Following the 2013 New York City mayoral candidacy of former congressman Anthony Weiner, Weiner is a superb political documentary that is at the same time funny and tragic. The film is a behind-the-scenes look at Weiner’s shot at political redemption, two years after resigning from Congress in 2011 for his infamous sexting scandal. It begins with archival footage of his promising career, especially his impassioned support for the 9/11 first responders health bill. Mostly relying on the filmmakers simply rolling the camera in a cinéma vérité style, we watch a political campaign starting from the ground up and eventually building momentum. However, an even more disastrous scandal, involving Weiner sending much more explicit images after the first revelation, proves to derail the campaign. The film unwittingly becomes a case study in crisis management. Almost comically, nothing seems to stop the nuclear meltdown that has become Anthony Weiner’s campaign. One of the more fascinating aspects of the documentary is the cringe-worthy reactions of his wife Huma Abedin, a close aide to Hillary Clinton. She becomes a sympathetic character whose marital problems are relentlessly made public. As a result, the film is at times painful to watch as Abedin is paraded in front of the cameras and Weiner continues to make things worse. The story really is stranger than fiction, and it is hard not to laugh at the absurdities of the situation, particularly with his last name. The filmmaker rightly asks Weiner why on Earth would he agree to being filmed. The movie is also about the modern media who, fairly or not, completely focused on salacious details at the detriment of the central characters. Through its fly-on-the-wall style, the documentary reminded me of the groundbreaking 1993 political documentary The War Room about Bill Clinton’s first presidential campaign. Overall, I would highly recommend the film for its ability to incisively show the inner workings of a political campaign, one mired in scandal and damage control. It is able to delve into the usually mundane world of politics in a entertaining and riveting fashion.

Dark Horse

image

Dark Horse is a fascinating documentary that tells the inspiring story of a group of working-class people working together to overcome adversity. In a sleepy Welsh town impoverished since the local mine’s closure, a barmaid decides to become a racing horse owner. She gathers together a horse syndicate comprised of fellow working-class townspeople and breed a scrappy horse named Dream Alliance. As true underdogs, they take on the elitist horse racing establishment that can spend millions per horse.
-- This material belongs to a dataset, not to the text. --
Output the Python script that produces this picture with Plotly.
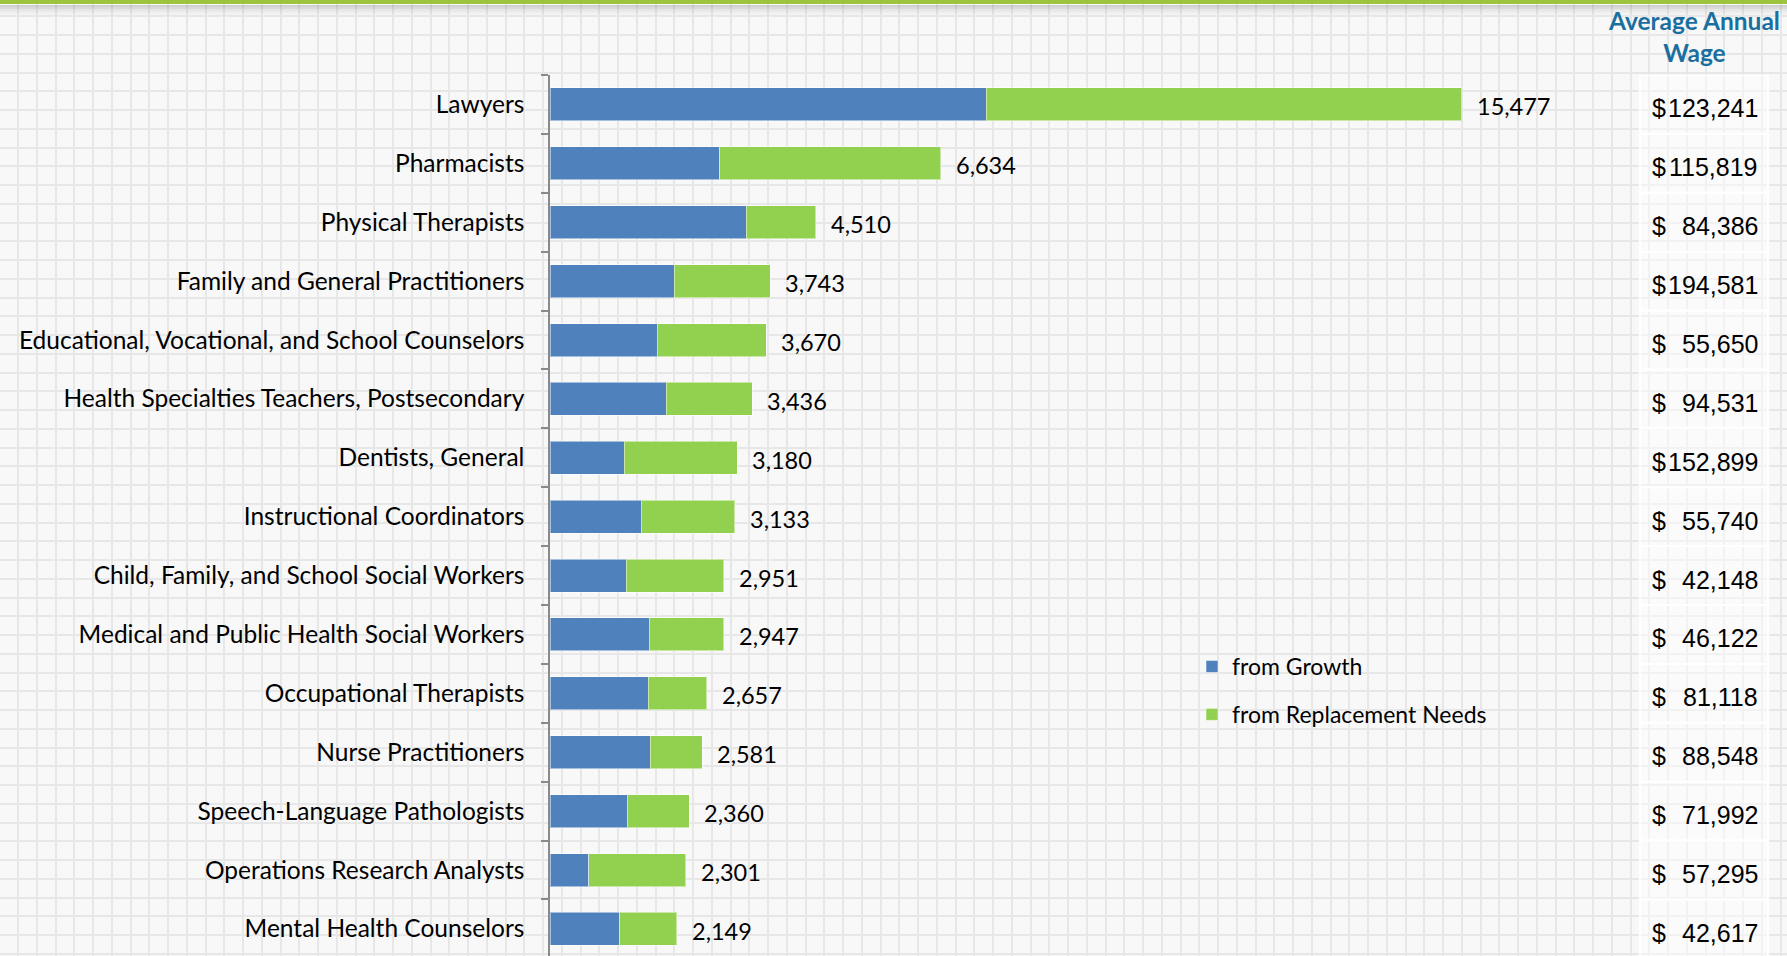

The film effectively underscores the disparity by juxtaposing  footage of British aristocrats in their fancy hats against Dream Alliance’s down-to-earth owners with their tattoos and missing teeth. Despite their dire situations in life, the townspeople seemed happy just to have a glimmer of hope and success. As I watched the story unfold, it felt as if I was one of the owners and cheered the horse on through its ups and downs. The documentary embodies the powerful spirit of perseverance against all odds and makes you believe in humanity. As such, I would highly recommend the movie and your spirits will definitely be uplifted after watching.